Code that draws figures:
____________

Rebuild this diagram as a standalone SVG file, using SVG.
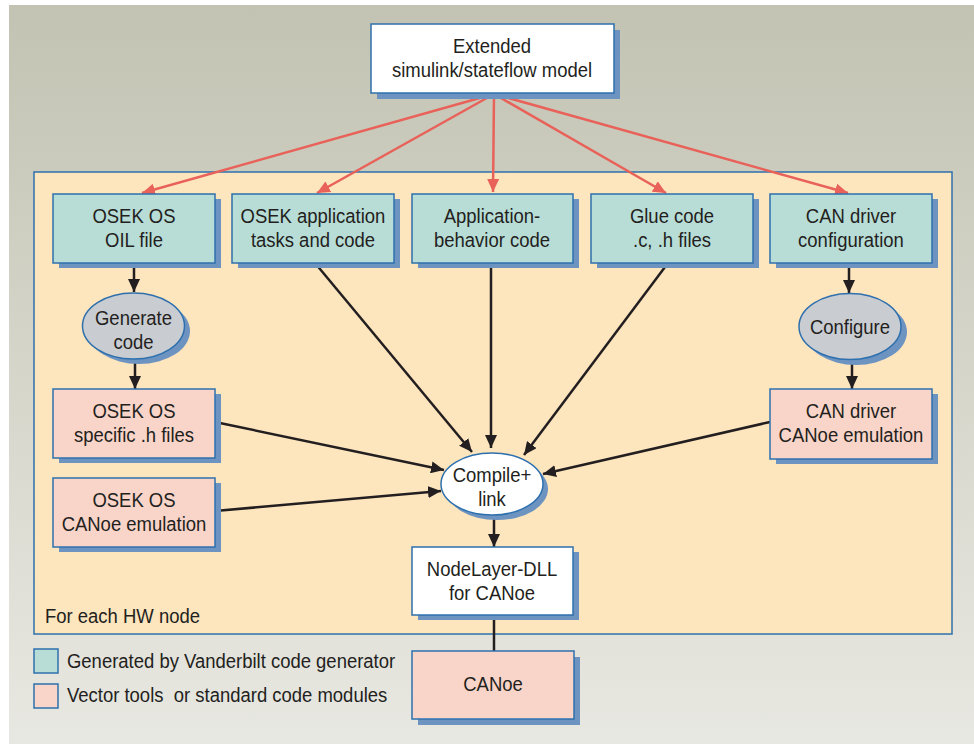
<svg xmlns="http://www.w3.org/2000/svg" width="974" height="744" viewBox="0 0 974 744">
<defs>
<linearGradient id="bg" x1="0" y1="0" x2="0" y2="1">
<stop offset="0" stop-color="#c3c3b3"/>
<stop offset="1" stop-color="#e8e8e2"/>
</linearGradient>
<marker id="ab" markerUnits="userSpaceOnUse" markerWidth="14" markerHeight="12" refX="13" refY="6" orient="auto">
<path d="M0,0 L13,6 L0,12 z" fill="#231f20"/>
</marker>
<marker id="ar" markerUnits="userSpaceOnUse" markerWidth="14" markerHeight="12" refX="13" refY="6" orient="auto">
<path d="M0,0 L13,6 L0,12 z" fill="#e8625a"/>
</marker>
</defs>
<style>
text{font-family:"Liberation Sans",Arial,sans-serif;font-size:21px;fill:#231f20;text-anchor:middle;transform-box:fill-box;transform-origin:center;transform:scaleX(0.88);white-space:pre}
.lt{text-anchor:start;transform-origin:left center}
.sh{fill:#6d93c1}
.bx{stroke:#2e70ad;stroke-width:1.5}
.teal{fill:#b8ddd7}
.pink{fill:#f9d5c9}
.white{fill:#ffffff}
.grey{fill:#c9ccd1}
.red{stroke:#e8625a;stroke-width:2.5;fill:none;marker-end:url(#ar)}
.blk{stroke:#231f20;stroke-width:2.5;fill:none;marker-end:url(#ab)}
.blkn{stroke:#231f20;stroke-width:2.5;fill:none}
</style>
<rect x="9" y="5" width="965" height="739" fill="url(#bg)"/>
<rect id="container" x="34" y="172" width="918" height="462" fill="#fde5bd" stroke="#2e70ad" stroke-width="1.5"/>
<text class="lt" x="45" y="623">For each HW node</text>

<g id="connectors">
<path class="red" d="M494,94 L142,193"/>
<path class="red" d="M494,94 L317,193"/>
<path class="red" d="M494,94 L493,192"/>
<path class="red" d="M494,94 L666,193"/>
<path class="red" d="M494,94 L848,193"/>
<path class="blk" d="M134,263 L134,292"/>
<path class="blk" d="M135,359 L135,389"/>
<path class="blk" d="M315,263 L472,452"/>
<path class="blk" d="M491,263 L491,448"/>
<path class="blk" d="M668,263 L524,455"/>
<path class="blk" d="M215,422 L444,470"/>
<path class="blk" d="M215,511 L441,491"/>
<path class="blk" d="M770,422 L543,474"/>
<path class="blk" d="M494,515 L494,547"/>
<path class="blkn" d="M494,615 L494,651"/>
<path class="blk" d="M849,263 L849,293"/>
<path class="blk" d="M852,360 L852,389"/>
</g>

<g id="model">
<rect class="sh" x="377" y="30" width="243" height="69"/>
<rect class="white bx" x="371" y="24" width="243" height="69"/>
<text x="492" y="53">Extended</text>
<text x="492" y="77">simulink/stateflow model</text>
</g>

<g id="oil">
<rect class="sh" x="59" y="199" width="162" height="69"/>
<rect class="teal bx" x="53" y="194" width="162" height="69"/>
<text x="134" y="223">OSEK OS</text>
<text x="134" y="247">OIL file</text>
</g>
<g id="apptasks">
<rect class="sh" x="238" y="199" width="162" height="69"/>
<rect class="teal bx" x="232" y="194" width="162" height="69"/>
<text x="313" y="223">OSEK application</text>
<text x="313" y="247">tasks and code</text>
</g>
<g id="appbehavior">
<rect class="sh" x="418" y="199" width="161" height="69"/>
<rect class="teal bx" x="412" y="194" width="161" height="69"/>
<text x="492" y="223">Application-</text>
<text x="492" y="247">behavior code</text>
</g>
<g id="glue">
<rect class="sh" x="597" y="199" width="162" height="69"/>
<rect class="teal bx" x="591" y="194" width="162" height="69"/>
<text x="672" y="223">Glue code</text>
<text x="672" y="247">.c, .h files</text>
</g>
<g id="candriver">
<rect class="sh" x="776" y="199" width="162" height="69"/>
<rect class="teal bx" x="770" y="194" width="162" height="69"/>
<text x="851" y="223">CAN driver</text>
<text x="851" y="247">configuration</text>
</g>

<g id="generate">
<ellipse class="sh" cx="139" cy="331" rx="51" ry="33"/>
<ellipse class="grey bx" cx="133.5" cy="326" rx="51" ry="33"/>
<text x="133.5" y="325">Generate</text>
<text x="133.5" y="349">code</text>
</g>
<g id="configure">
<ellipse class="sh" cx="856" cy="332" rx="51" ry="33"/>
<ellipse class="grey bx" cx="850" cy="326.5" rx="51" ry="33"/>
<text x="850" y="334">Configure</text>
</g>

<g id="osekh">
<rect class="sh" x="59" y="394" width="162" height="69"/>
<rect class="pink bx" x="53" y="389" width="162" height="69"/>
<text x="134" y="418">OSEK OS</text>
<text x="134" y="442">specific .h files</text>
</g>
<g id="osekemu">
<rect class="sh" x="59" y="483" width="162" height="69"/>
<rect class="pink bx" x="53" y="478" width="162" height="69"/>
<text x="134" y="507">OSEK OS</text>
<text x="134" y="531">CANoe emulation</text>
</g>
<g id="canemu">
<rect class="sh" x="776" y="394" width="162" height="70"/>
<rect class="pink bx" x="770" y="389" width="162" height="70"/>
<text x="851" y="418">CAN driver</text>
<text x="851" y="442">CANoe emulation</text>
</g>

<g id="compile">
<ellipse class="sh" cx="497" cy="489" rx="51" ry="31"/>
<ellipse class="white bx" cx="492" cy="484" rx="51" ry="31"/>
<text x="492" y="482">Compile+</text>
<text x="492" y="506">link</text>
</g>

<g id="nodelayer">
<rect class="sh" x="418" y="552" width="161" height="68"/>
<rect class="white bx" x="412" y="547" width="161" height="68"/>
<text x="492" y="576">NodeLayer-DLL</text>
<text x="492" y="600">for CANoe</text>
</g>

<g id="canoe">
<rect class="sh" x="418" y="657" width="162" height="68"/>
<rect class="pink bx" x="412" y="651" width="162" height="68"/>
<text x="493" y="691">CANoe</text>
</g>

<g id="legend">
<rect class="teal bx" x="34" y="649" width="24" height="24"/>
<text class="lt" x="67" y="668">Generated by Vanderbilt code generator</text>
<rect class="pink bx" x="34" y="684" width="24" height="24"/>
<text class="lt" x="67" y="702">Vector tools  or standard code modules</text>
</g>
</svg>
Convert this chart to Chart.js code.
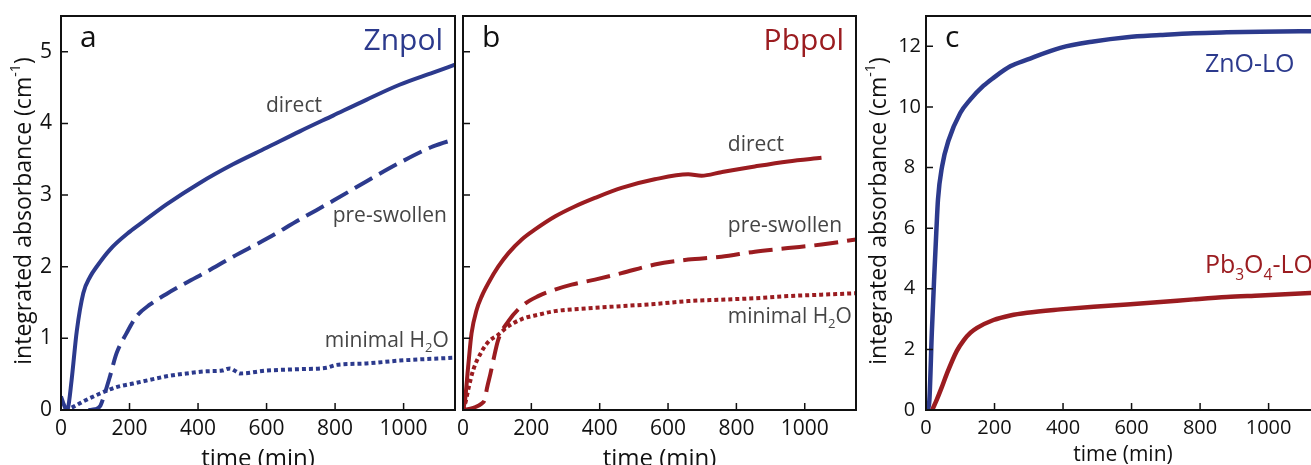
<!DOCTYPE html>
<html>
<head>
<meta charset="utf-8">
<script src="https://cdn.jsdelivr.net/npm/chart.js@4.4.1/dist/chart.umd.min.js"></script>
<style>
  html, body { margin: 0; padding: 0; background: #fff; overflow: hidden; }
  body { width: 1311px; height: 465px; position: relative; }
  .panel { position: absolute; top: 0; height: 480px; }
  #pa { left: 0; width: 460px; }
  #pb { left: 456px; width: 404px; }
  #pc { left: 860px; width: 462px; }
</style>
</head>
<body>
<div class="panel" id="pa"><canvas id="chartA"></canvas></div>
<div class="panel" id="pb"><canvas id="chartB"></canvas></div>
<div class="panel" id="pc"><canvas id="chartC"></canvas></div>
<script>
const FONT = "'Open Sans', 'Noto Sans', sans-serif";
const BLUE = '#2c3a8d';
const RED = '#9b1c20';
const GREY = '#454545';

// tick labels
const timeLabels = [0, 200, 400, 600, 800, 1000];

// panel a - Znpol
const znDirectT = [0, 8, 16, 20, 31, 46, 65, 85, 104, 143, 201, 240, 308, 405, 502, 600, 697, 794, 891, 988, 1086, 1150];
const znDirectV = [0.19, 0.08, 0, 0.02, 0.42, 1.1, 1.63, 1.86, 2.0, 2.24, 2.49, 2.63, 2.87, 3.17, 3.43, 3.66, 3.89, 4.11, 4.33, 4.54, 4.71, 4.82];
const znSwollenT = [80, 100, 115, 123, 143, 162, 191, 221, 259, 308, 367, 425, 502, 600, 697, 794, 891, 988, 1086, 1150];
const znSwollenV = [0, 0.01, 0.06, 0.16, 0.47, 0.79, 1.07, 1.31, 1.47, 1.62, 1.78, 1.93, 2.14, 2.39, 2.66, 2.92, 3.19, 3.45, 3.68, 3.78];
const znMinimalT = [12, 30, 46, 65, 114, 162, 211, 259, 308, 367, 425, 470, 493, 510, 522, 600, 697, 775, 804, 891, 988, 1150];
const znMinimalV = [0, 0.03, 0.07, 0.12, 0.23, 0.32, 0.37, 0.42, 0.47, 0.51, 0.54, 0.55, 0.58, 0.54, 0.51, 0.55, 0.57, 0.59, 0.63, 0.65, 0.69, 0.73];

// panel b - Pbpol
const pbDirectT = [0, 6, 15, 25, 40, 55, 74, 103, 133, 172, 211, 269, 327, 386, 464, 561, 659, 698, 756, 854, 951, 1049];
const pbDirectV = [0, 0.14, 0.6, 1.07, 1.4, 1.59, 1.77, 2.0, 2.19, 2.38, 2.52, 2.70, 2.84, 2.96, 3.10, 3.22, 3.29, 3.27, 3.32, 3.40, 3.47, 3.52];
const pbSwollenT = [0, 30, 55, 64, 70, 80, 89, 103, 133, 172, 220, 269, 318, 386, 464, 561, 659, 756, 854, 951, 1049, 1150];
const pbSwollenV = [0, 0.03, 0.09, 0.15, 0.3, 0.5, 0.7, 0.98, 1.24, 1.45, 1.59, 1.68, 1.75, 1.82, 1.91, 2.03, 2.10, 2.14, 2.21, 2.26, 2.31, 2.38];
const pbMinimalT = [0, 8, 16, 30, 55, 74, 103, 133, 172, 220, 269, 366, 464, 561, 659, 756, 854, 951, 1049, 1150];
const pbMinimalV = [0, 0.12, 0.3, 0.56, 0.82, 0.95, 1.05, 1.17, 1.27, 1.33, 1.38, 1.42, 1.45, 1.48, 1.52, 1.54, 1.56, 1.59, 1.61, 1.63];

// panel c - LO references
const znoT = [5, 10, 17, 24, 30, 35, 47, 66, 100, 129, 168, 197, 246, 295, 392, 489, 587, 684, 781, 878, 976, 1150];
const znoV = [0, 0.35, 2.55, 4.4, 5.85, 6.95, 8.04, 8.9, 9.8, 10.24, 10.7, 10.96, 11.34, 11.56, 11.95, 12.16, 12.3, 12.37, 12.43, 12.46, 12.48, 12.5];
const pboT = [18, 30, 45, 61, 90, 110, 130, 149, 197, 246, 295, 392, 489, 587, 684, 781, 878, 976, 1150];
const pboV = [0, 0.3, 0.72, 1.2, 1.95, 2.3, 2.55, 2.71, 2.97, 3.12, 3.21, 3.32, 3.41, 3.48, 3.56, 3.65, 3.73, 3.78, 3.88];

const zip = (t, v) => t.map((x, i) => ({ x: x, y: v[i] }));

function series(t, v, color, dash, width) {
  return {
    data: zip(t, v),
    borderColor: color,
    borderWidth: width || 4,
    borderDash: dash || [],
    pointRadius: 0,
    cubicInterpolationMode: 'monotone',
    fill: false
  };
}

// draw text made of pieces, some of them subscript / superscript
function richText(ctx, parts, x, y, size, align) {
  const widths = parts.map(p => {
    ctx.font = (p.sub || p.sup ? size * 0.62 : size) + 'px ' + FONT;
    return ctx.measureText(p.t).width;
  });
  const total = widths.reduce((a, b) => a + b, 0);
  let cx = x;
  if (align === 'center') cx = x - total / 2;
  if (align === 'right') cx = x - total;
  parts.forEach((p, i) => {
    ctx.font = (p.sub || p.sup ? size * 0.62 : size) + 'px ' + FONT;
    let dy = 0;
    if (p.sub) dy = size * 0.28;
    if (p.sup) dy = -size * 0.36;
    ctx.fillText(p.t, cx, y + dy);
    cx += widths[i];
  });
}

const yTitle = [{ t: 'integrated absorbance (cm' }, { t: '-1', sup: true }, { t: ')' }];

const panelDeco = {
  id: 'panelDeco',
  afterDraw(chart, args, o) {
    const { ctx, chartArea: a, scales: { x, y } } = chart;
    ctx.save();
    // inward ticks
    ctx.strokeStyle = '#111';
    ctx.lineWidth = 1.5;
    ctx.beginPath();
    x.ticks.forEach(t => {
      const px = x.getPixelForValue(t.value);
      const len = timeLabels.includes(t.value) ? 7 : 4;
      ctx.moveTo(px, a.bottom);
      ctx.lineTo(px, a.bottom - len);
    });
    y.ticks.forEach(t => {
      if (t.value % o.yStep !== 0) return;
      const py = y.getPixelForValue(t.value);
      ctx.moveTo(a.left, py);
      ctx.lineTo(a.left + 7, py);
    });
    ctx.stroke();
    // frame
    ctx.lineWidth = 2;
    ctx.strokeRect(a.left, a.top, a.right - a.left, a.bottom - a.top);

    ctx.textBaseline = 'alphabetic';
    ctx.textAlign = 'left';
    // panel letter
    ctx.fillStyle = '#111';
    ctx.font = '30px ' + FONT;
    ctx.fillText(o.letter, a.left + 19, a.top + 31);
    // panel title
    if (o.title) {
      ctx.fillStyle = o.titleColor;
      ctx.font = '30px ' + FONT;
      ctx.textAlign = 'right';
      ctx.fillText(o.title, a.right - 12, a.top + 34);
      ctx.textAlign = 'left';
    }
    // curve labels
    (o.notes || []).forEach(n => {
      ctx.fillStyle = n.color || GREY;
      richText(ctx, n.parts, x.getPixelForValue(n.x), y.getPixelForValue(n.y), n.size || 21, 'left');
    });
    // y title
    if (o.yTitleX) {
      ctx.fillStyle = '#111';
      ctx.textBaseline = 'middle';
      ctx.translate(o.yTitleX, (a.top + a.bottom) / 2 - 2);
      ctx.rotate(-Math.PI / 2);
      richText(ctx, yTitle, 0, 0, 23, 'center');
    }
    ctx.restore();
  }
};

function makeChart(id, cfg) {
  return new Chart(document.getElementById(id), {
    type: 'line',
    data: { datasets: cfg.datasets },
    options: {
      responsive: true,
      maintainAspectRatio: false,
      animation: false,
      events: [],
      layout: { padding: { top: 16, right: cfg.padRight, left: 0, bottom: 0 } },
      plugins: { legend: { display: false }, tooltip: { enabled: false }, panelDeco: cfg.deco },
      scales: {
        x: {
          type: 'linear', min: 0, max: 1150,
          grid: { display: false, drawTicks: false },
          border: { display: false },
          ticks: {
            stepSize: 50, autoSkip: false, maxRotation: 0, padding: 6,
            color: '#111', font: { family: FONT, size: cfg.tickSize },
            callback: v => timeLabels.includes(v) ? String(v) : null
          },
          title: {
            display: true, text: 'time (min)', color: '#111',
            font: { family: FONT, size: cfg.xTitleSize, lineHeight: 1.2 },
            padding: { top: 0, bottom: cfg.xTitlePad }
          },
          afterFit: s => { s.height = 70; s.paddingLeft = 0; s.paddingRight = 0; }
        },
        y: {
          type: 'linear', min: 0, max: cfg.yMax,
          grid: { display: false, drawTicks: false },
          border: { display: false },
          ticks: {
            display: cfg.yLabels, stepSize: cfg.yStep, padding: cfg.yPad, crossAlign: cfg.crossAlign || 'near',
            color: '#111', font: { family: FONT, size: cfg.tickSize },
            callback: v => v % cfg.yStep === 0 ? String(v) : null
          },
          afterFit: s => { s.width = cfg.yWidth; s.paddingTop = 0; s.paddingBottom = 0; }
        }
      }
    },
    plugins: [panelDeco]
  });
}

makeChart('chartA', {
  datasets: [
    series(znDirectT, znDirectV, BLUE),
    series(znSwollenT, znSwollenV, BLUE, [20, 8]),
    series(znMinimalT, znMinimalV, BLUE, [4, 3], 4)
  ],
  yMax: 5.5, yStep: 1, yWidth: 61, yPad: 9, yLabels: true, padRight: 5,
  tickSize: 21, xTitleSize: 24, xTitlePad: 6,
  deco: {
    letter: 'a', title: 'Znpol', titleColor: BLUE, yStep: 1, yTitleX: 24,
    notes: [
      { x: 598, y: 4.16, parts: [{ t: 'direct' }] },
      { x: 793, y: 2.62, parts: [{ t: 'pre-swollen' }] },
      { x: 770, y: 0.885, parts: [{ t: 'minimal H' }, { t: '2', sub: true }, { t: 'O' }] }
    ]
  }
});

makeChart('chartB', {
  datasets: [
    series(pbDirectT, pbDirectV, RED),
    series(pbSwollenT, pbSwollenV, RED, [24, 9]),
    series(pbMinimalT, pbMinimalV, RED, [4, 3], 4)
  ],
  yMax: 5.5, yStep: 1, yWidth: 7, yPad: 0, yLabels: false, padRight: 4,
  tickSize: 21, xTitleSize: 24, xTitlePad: 6,
  deco: {
    letter: 'b', title: 'Pbpol', titleColor: RED, yStep: 1,
    notes: [
      { x: 775, y: 3.61, parts: [{ t: 'direct' }] },
      { x: 775, y: 2.49, parts: [{ t: 'pre-swollen' }] },
      { x: 775, y: 1.22, parts: [{ t: 'minimal H' }, { t: '2', sub: true }, { t: 'O' }] }
    ]
  }
});

makeChart('chartC', {
  datasets: [
    series(znoT, znoV, BLUE, [], 4.5),
    series(pboT, pboV, RED, [], 4.5)
  ],
  yMax: 13, yStep: 2, yWidth: 66, yPad: 5, yLabels: true, crossAlign: 'center', padRight: 2,
  tickSize: 20, xTitleSize: 21, xTitlePad: 12,
  deco: {
    letter: 'c', yStep: 2, yTitleX: 19,
    notes: [
      { x: 814, y: 11.16, parts: [{ t: 'ZnO-LO' }], color: BLUE, size: 25 },
      { x: 814, y: 4.51, parts: [{ t: 'Pb' }, { t: '3', sub: true }, { t: 'O' }, { t: '4', sub: true }, { t: '-LO' }], color: RED, size: 25 }
    ]
  }
});
</script>
</body>
</html>
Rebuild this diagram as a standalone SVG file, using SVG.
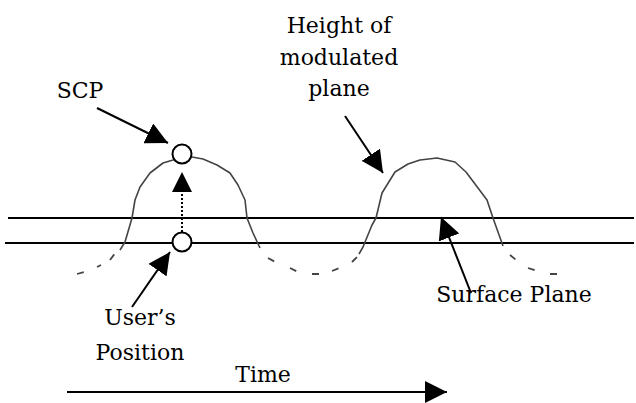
<svg xmlns="http://www.w3.org/2000/svg" width="636" height="403" viewBox="0 0 636 403">
<style>
.t{font-family:'DejaVu Serif','Liberation Serif',serif;font-size:22px;fill:#000;text-anchor:middle}
.ln{stroke:#000;stroke-width:2;fill:none}
.arr{stroke:#000;stroke-width:2;fill:none;marker-end:url(#ah)}
.curve{stroke:#444;stroke-width:1.6;fill:none;stroke-linejoin:round}
.tail{stroke:#444;stroke-width:1.8;fill:none;stroke-dasharray:7 6}
.pt{fill:#fff;stroke:#000;stroke-width:2}
</style>
<defs>
<marker id="ah" markerUnits="userSpaceOnUse" markerWidth="22" markerHeight="22" viewBox="0 0 20 20" refX="20" refY="10" orient="auto">
<path d="M0,0 L20,10 L0,20 z" fill="#000"/>
</marker>
</defs>
<rect width="636" height="403" fill="#fff"/>
<g id="surface-lines">
<line class="ln" x1="8" y1="218" x2="634" y2="218" stroke-width="1.6"/>
<line class="ln" x1="5" y1="243" x2="634" y2="243"/>
</g>
<g id="modulated-plane">
<path class="tail" d="M77,274 L88,271 M97,267 L101,265 M110,260 L116,252"/>
<path class="curve" d="M120,250 L125,242 L132,218 L135,200 L140,187 L150,173 L163,163 L173,160 L182,157 L192,157 L203,159 L217,165 L230,173 L238,185 L245,200 L247,218 L253,233 L260,248"/>
<path class="tail" d="M268,258 L277,263 M290,268 L300,273 M312,274 L322,274 M332,271 L342,267 M352,262 L358,256"/>
<path class="curve" d="M359,254 L363,247 L372,225 L376,218 L382,193 L395,172 L408,164 L420,160 L437,158 L455,162 L466,172 L475,184 L487,200 L493,218 L498,232 L503,246"/>
<path class="tail" d="M510,255 L520,263 M528,268 L540,272 M550,274 L558,274"/>
</g>
<g id="connectors">
<line class="arr" x1="97" y1="108" x2="168" y2="143"/>
<line class="arr" x1="345" y1="116" x2="383" y2="173"/>
<line class="arr" x1="471" y1="293" x2="441" y2="217"/>
<line class="arr" x1="132" y1="307" x2="170" y2="252"/>
<line x1="182" y1="232" x2="182" y2="190" stroke="#000" stroke-width="2" stroke-dasharray="2 2"/>
<path d="M172,192 L182,172 L192,192 z" fill="#000"/>
<line class="arr" x1="67" y1="392" x2="447" y2="392"/>
</g>
<g id="scp">
<circle class="pt" cx="182" cy="154" r="9.5"/>
<text class="t" x="80" y="98">SCP</text>
</g>
<g id="user-position">
<circle class="pt" cx="182" cy="242" r="9.5"/>
<text class="t" x="140" y="325">User’s</text>
<text class="t" x="140" y="360">Position</text>
</g>
<g id="height-label">
<text class="t" x="339" y="33">Height of</text>
<text class="t" x="339" y="65">modulated</text>
<text class="t" x="339" y="96">plane</text>
</g>
<g id="surface-label">
<text class="t" x="514" y="302">Surface Plane</text>
</g>
<g id="time-label">
<text class="t" x="263" y="382">Time</text>
</g>
</svg>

____________

§ **CHALLENGE**
Look above for the line containing "Convert this chart to Chart.js code.", then write out every line from there down to the line containing "0.65, 0.69, 0.73];", that line included, with no pictures.

§ **SOLUTION TO THIS PROBLEM**
Convert this chart to Chart.js code.
<!DOCTYPE html>
<html>
<head>
<meta charset="utf-8">
<script src="https://cdn.jsdelivr.net/npm/chart.js@4.4.1/dist/chart.umd.min.js"></script>
<style>
  html, body { margin: 0; padding: 0; background: #fff; overflow: hidden; }
  body { width: 1311px; height: 465px; position: relative; }
  .panel { position: absolute; top: 0; height: 480px; }
  #pa { left: 0; width: 460px; }
  #pb { left: 456px; width: 404px; }
  #pc { left: 860px; width: 462px; }
</style>
</head>
<body>
<div class="panel" id="pa"><canvas id="chartA"></canvas></div>
<div class="panel" id="pb"><canvas id="chartB"></canvas></div>
<div class="panel" id="pc"><canvas id="chartC"></canvas></div>
<script>
const FONT = "'Open Sans', 'Noto Sans', sans-serif";
const BLUE = '#2c3a8d';
const RED = '#9b1c20';
const GREY = '#454545';

// tick labels
const timeLabels = [0, 200, 400, 600, 800, 1000];

// panel a - Znpol
const znDirectT = [0, 8, 16, 20, 31, 46, 65, 85, 104, 143, 201, 240, 308, 405, 502, 600, 697, 794, 891, 988, 1086, 1150];
const znDirectV = [0.19, 0.08, 0, 0.02, 0.42, 1.1, 1.63, 1.86, 2.0, 2.24, 2.49, 2.63, 2.87, 3.17, 3.43, 3.66, 3.89, 4.11, 4.33, 4.54, 4.71, 4.82];
const znSwollenT = [80, 100, 115, 123, 143, 162, 191, 221, 259, 308, 367, 425, 502, 600, 697, 794, 891, 988, 1086, 1150];
const znSwollenV = [0, 0.01, 0.06, 0.16, 0.47, 0.79, 1.07, 1.31, 1.47, 1.62, 1.78, 1.93, 2.14, 2.39, 2.66, 2.92, 3.19, 3.45, 3.68, 3.78];
const znMinimalT = [12, 30, 46, 65, 114, 162, 211, 259, 308, 367, 425, 470, 493, 510, 522, 600, 697, 775, 804, 891, 988, 1150];
const znMinimalV = [0, 0.03, 0.07, 0.12, 0.23, 0.32, 0.37, 0.42, 0.47, 0.51, 0.54, 0.55, 0.58, 0.54, 0.51, 0.55, 0.57, 0.59, 0.63, 0.65, 0.69, 0.73];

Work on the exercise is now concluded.